GIVEN EXERCISE = In the records that follow, show each line where the word "with" is present.

--------------------

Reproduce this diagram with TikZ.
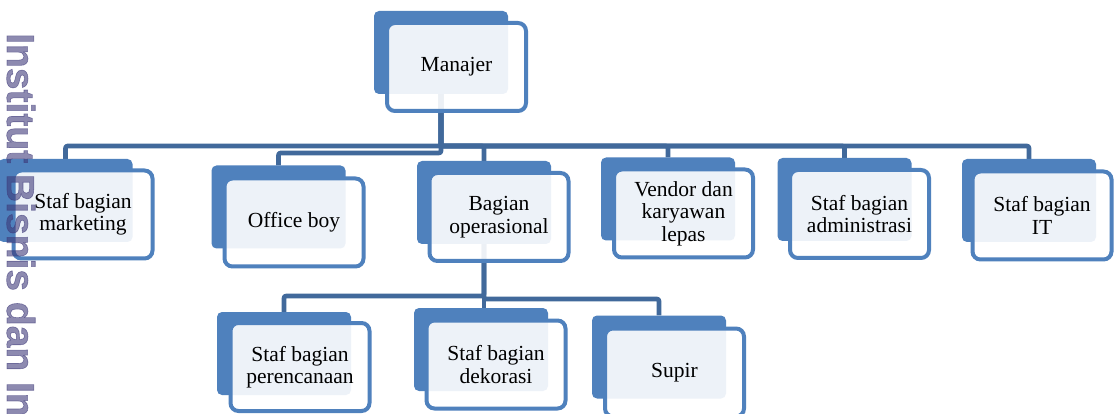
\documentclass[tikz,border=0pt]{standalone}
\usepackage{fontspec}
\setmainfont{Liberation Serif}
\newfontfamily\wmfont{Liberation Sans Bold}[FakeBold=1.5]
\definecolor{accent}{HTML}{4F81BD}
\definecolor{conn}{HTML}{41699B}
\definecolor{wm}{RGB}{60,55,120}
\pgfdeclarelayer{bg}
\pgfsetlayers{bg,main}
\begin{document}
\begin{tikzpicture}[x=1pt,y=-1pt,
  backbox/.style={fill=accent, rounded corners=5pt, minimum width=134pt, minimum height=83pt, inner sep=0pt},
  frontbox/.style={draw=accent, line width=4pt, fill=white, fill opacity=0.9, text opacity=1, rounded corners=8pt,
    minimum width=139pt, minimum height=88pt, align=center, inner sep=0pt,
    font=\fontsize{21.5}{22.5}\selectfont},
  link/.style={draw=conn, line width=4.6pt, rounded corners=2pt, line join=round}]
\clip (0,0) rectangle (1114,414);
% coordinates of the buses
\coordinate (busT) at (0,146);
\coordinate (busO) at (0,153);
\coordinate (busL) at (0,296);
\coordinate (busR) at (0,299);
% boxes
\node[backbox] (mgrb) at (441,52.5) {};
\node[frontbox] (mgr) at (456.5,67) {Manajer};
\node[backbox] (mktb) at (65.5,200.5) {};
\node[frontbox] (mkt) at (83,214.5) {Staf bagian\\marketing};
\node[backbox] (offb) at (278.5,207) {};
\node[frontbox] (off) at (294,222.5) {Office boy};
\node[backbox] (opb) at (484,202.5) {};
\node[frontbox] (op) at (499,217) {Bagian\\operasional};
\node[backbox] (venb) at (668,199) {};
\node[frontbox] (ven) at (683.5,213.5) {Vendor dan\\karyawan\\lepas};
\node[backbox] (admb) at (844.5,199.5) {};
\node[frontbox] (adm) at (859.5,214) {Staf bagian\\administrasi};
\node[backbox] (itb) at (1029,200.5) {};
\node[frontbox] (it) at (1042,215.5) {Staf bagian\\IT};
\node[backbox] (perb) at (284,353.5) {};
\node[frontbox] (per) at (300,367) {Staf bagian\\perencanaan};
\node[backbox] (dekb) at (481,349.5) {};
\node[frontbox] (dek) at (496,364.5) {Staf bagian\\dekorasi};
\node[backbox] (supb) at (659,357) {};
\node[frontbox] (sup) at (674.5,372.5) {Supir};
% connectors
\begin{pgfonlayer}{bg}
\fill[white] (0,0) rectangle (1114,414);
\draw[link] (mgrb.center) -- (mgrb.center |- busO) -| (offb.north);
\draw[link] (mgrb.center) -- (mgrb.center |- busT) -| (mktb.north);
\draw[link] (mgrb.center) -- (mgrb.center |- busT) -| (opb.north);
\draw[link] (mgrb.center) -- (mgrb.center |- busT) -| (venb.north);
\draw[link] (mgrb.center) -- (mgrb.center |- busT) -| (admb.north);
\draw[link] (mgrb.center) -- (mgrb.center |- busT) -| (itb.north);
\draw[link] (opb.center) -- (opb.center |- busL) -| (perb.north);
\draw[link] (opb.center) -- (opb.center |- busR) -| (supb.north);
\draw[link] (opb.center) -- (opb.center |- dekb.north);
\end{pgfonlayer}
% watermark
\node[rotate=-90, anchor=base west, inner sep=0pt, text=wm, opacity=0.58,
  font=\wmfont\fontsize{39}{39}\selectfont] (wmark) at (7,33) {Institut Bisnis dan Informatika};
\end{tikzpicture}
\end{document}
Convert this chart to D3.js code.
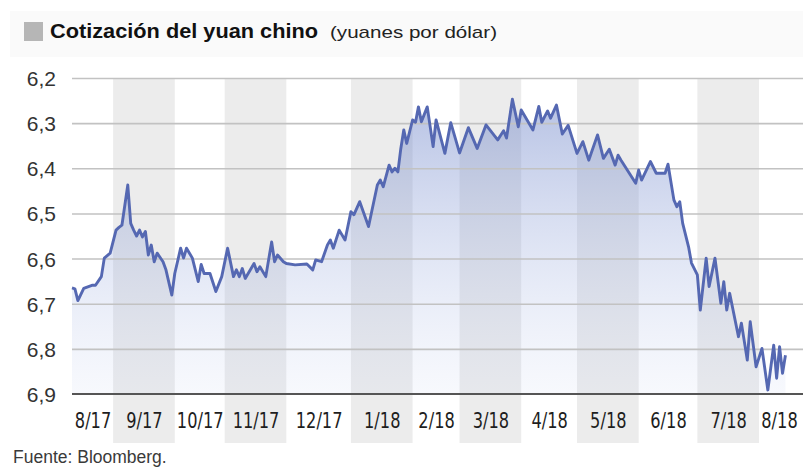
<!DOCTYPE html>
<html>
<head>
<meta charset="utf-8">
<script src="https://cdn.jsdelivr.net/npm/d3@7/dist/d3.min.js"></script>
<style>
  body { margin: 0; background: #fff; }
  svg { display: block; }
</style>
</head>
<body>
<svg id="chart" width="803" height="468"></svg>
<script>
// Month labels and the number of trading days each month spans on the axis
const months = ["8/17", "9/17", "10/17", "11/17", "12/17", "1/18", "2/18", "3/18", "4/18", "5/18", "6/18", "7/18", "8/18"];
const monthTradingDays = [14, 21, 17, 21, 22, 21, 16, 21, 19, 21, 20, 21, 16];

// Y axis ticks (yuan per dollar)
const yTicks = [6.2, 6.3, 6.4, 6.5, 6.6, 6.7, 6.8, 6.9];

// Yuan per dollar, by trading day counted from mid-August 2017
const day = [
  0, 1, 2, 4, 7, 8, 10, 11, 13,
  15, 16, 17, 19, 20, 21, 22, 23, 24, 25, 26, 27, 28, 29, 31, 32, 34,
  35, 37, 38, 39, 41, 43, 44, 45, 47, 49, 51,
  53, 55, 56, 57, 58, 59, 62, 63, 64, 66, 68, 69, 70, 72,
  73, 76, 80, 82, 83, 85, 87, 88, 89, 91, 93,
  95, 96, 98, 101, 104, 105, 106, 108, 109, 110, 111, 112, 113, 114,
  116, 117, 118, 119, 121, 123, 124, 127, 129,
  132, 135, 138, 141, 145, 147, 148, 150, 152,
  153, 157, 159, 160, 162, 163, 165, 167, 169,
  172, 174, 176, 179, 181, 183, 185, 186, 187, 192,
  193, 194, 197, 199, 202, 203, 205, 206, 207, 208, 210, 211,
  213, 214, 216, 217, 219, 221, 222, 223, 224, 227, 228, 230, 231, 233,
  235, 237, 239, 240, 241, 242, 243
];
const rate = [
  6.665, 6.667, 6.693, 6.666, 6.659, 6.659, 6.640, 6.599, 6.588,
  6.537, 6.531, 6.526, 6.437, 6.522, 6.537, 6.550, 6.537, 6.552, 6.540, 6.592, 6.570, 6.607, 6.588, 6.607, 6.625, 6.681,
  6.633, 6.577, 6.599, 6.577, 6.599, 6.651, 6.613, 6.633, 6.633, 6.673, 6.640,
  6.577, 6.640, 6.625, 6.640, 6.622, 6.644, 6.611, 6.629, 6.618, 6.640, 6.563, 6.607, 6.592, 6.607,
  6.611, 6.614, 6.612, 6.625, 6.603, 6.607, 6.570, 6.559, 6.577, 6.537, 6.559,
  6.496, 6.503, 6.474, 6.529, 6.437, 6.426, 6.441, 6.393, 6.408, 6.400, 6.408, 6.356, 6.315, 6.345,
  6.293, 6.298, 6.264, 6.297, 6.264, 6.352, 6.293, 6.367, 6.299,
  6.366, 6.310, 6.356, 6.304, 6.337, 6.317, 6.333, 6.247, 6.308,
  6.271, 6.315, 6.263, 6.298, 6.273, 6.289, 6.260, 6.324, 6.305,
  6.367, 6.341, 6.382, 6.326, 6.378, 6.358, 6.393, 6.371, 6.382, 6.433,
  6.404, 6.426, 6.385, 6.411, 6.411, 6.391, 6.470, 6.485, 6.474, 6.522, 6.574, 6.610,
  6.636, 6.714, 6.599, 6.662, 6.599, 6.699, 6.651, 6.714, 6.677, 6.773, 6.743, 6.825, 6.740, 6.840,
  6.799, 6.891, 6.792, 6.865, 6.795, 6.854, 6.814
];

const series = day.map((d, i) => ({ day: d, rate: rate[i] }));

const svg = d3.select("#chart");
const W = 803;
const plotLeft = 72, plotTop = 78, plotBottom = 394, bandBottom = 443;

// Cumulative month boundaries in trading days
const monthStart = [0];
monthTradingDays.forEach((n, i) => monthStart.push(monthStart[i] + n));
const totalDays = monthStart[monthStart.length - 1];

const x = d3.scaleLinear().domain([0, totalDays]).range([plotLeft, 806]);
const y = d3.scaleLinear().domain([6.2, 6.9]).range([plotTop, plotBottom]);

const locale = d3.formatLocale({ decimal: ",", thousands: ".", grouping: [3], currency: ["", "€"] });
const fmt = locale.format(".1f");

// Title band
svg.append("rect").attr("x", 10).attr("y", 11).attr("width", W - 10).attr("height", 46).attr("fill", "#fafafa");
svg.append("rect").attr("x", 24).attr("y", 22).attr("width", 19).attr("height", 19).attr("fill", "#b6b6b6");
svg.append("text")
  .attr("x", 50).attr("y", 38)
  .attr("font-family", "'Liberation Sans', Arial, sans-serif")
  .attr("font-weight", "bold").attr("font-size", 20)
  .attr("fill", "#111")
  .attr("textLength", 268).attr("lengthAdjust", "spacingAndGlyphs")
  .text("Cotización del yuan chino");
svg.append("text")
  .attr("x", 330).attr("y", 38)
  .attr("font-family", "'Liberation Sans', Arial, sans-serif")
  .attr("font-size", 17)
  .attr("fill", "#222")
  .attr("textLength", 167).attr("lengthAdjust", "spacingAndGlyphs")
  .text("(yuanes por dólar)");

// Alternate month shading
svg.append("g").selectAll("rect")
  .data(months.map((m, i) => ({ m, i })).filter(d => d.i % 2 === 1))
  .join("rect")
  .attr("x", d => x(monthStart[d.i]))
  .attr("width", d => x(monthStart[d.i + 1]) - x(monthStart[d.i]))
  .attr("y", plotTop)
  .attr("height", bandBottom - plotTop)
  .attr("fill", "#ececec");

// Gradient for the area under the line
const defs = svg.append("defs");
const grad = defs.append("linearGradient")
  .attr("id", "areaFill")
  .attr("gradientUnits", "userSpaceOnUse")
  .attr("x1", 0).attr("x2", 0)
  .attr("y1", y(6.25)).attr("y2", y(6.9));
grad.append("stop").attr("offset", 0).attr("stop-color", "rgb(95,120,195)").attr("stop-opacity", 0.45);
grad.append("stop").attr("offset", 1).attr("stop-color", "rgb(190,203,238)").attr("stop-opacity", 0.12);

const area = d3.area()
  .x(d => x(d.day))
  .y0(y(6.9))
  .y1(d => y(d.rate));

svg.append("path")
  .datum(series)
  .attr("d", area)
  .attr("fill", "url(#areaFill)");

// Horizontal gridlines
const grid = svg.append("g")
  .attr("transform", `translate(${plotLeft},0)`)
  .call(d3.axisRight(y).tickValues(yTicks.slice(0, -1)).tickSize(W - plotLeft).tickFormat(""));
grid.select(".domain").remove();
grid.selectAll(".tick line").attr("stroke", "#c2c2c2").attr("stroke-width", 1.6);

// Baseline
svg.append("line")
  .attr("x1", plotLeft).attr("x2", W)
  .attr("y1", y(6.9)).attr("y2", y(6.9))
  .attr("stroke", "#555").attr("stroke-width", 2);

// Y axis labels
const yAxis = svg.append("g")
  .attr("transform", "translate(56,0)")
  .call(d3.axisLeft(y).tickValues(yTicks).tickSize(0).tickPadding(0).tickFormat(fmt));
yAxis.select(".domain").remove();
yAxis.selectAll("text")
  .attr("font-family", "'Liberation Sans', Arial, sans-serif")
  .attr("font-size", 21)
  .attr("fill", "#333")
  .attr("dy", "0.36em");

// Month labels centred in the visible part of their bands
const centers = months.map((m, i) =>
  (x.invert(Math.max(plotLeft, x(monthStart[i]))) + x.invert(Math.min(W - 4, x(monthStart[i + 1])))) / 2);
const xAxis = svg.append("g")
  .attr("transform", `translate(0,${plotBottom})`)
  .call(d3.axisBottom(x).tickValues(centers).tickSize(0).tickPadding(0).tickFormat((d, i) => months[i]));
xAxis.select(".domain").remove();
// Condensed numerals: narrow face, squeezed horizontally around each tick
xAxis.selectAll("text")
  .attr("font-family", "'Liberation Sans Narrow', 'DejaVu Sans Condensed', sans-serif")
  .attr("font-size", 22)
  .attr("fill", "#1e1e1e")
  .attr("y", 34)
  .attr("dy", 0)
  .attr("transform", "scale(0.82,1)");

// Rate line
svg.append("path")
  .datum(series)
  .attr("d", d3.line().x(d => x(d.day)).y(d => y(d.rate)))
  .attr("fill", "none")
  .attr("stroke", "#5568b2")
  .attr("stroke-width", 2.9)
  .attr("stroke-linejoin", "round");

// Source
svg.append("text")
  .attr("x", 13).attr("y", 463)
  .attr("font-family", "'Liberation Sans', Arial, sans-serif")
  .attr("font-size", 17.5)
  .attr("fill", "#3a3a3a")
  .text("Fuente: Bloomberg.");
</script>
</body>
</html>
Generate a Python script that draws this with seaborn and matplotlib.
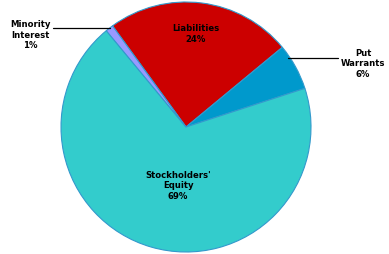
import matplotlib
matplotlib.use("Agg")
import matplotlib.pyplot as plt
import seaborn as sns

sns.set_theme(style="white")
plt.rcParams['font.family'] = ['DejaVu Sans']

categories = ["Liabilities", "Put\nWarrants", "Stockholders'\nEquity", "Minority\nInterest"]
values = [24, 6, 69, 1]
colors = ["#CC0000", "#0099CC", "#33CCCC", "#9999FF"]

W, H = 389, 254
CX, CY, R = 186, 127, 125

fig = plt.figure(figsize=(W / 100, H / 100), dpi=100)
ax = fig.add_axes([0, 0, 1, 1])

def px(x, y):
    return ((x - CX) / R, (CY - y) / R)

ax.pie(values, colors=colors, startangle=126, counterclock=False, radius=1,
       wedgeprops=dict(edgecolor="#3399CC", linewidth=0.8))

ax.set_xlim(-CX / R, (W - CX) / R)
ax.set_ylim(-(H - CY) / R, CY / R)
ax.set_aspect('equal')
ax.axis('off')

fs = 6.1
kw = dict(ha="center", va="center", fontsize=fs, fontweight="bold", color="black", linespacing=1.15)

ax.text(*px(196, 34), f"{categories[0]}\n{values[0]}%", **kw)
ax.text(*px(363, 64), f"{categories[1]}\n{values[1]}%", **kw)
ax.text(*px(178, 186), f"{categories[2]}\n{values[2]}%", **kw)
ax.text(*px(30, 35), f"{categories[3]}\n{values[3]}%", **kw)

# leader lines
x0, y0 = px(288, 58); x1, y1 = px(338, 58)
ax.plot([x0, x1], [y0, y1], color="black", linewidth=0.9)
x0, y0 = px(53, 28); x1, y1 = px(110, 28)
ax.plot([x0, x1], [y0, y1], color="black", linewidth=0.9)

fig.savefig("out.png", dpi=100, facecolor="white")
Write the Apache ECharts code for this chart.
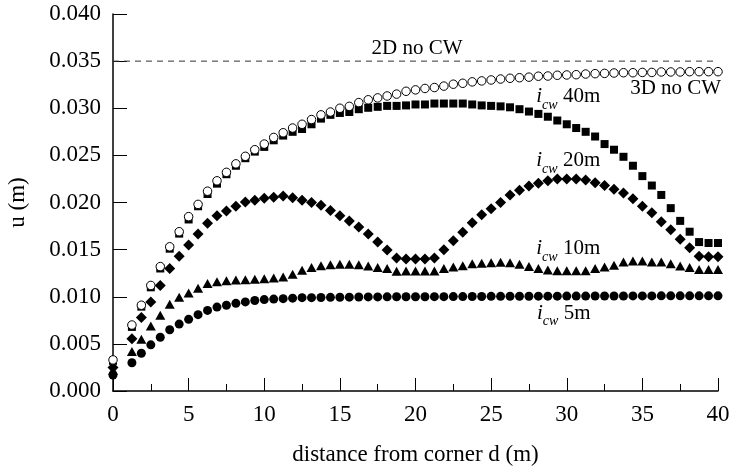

--------------------

RESPONSE TO THE TASK =
Reproduce this diagram with TikZ.
Generate a Python script that draws this with seaborn and matplotlib.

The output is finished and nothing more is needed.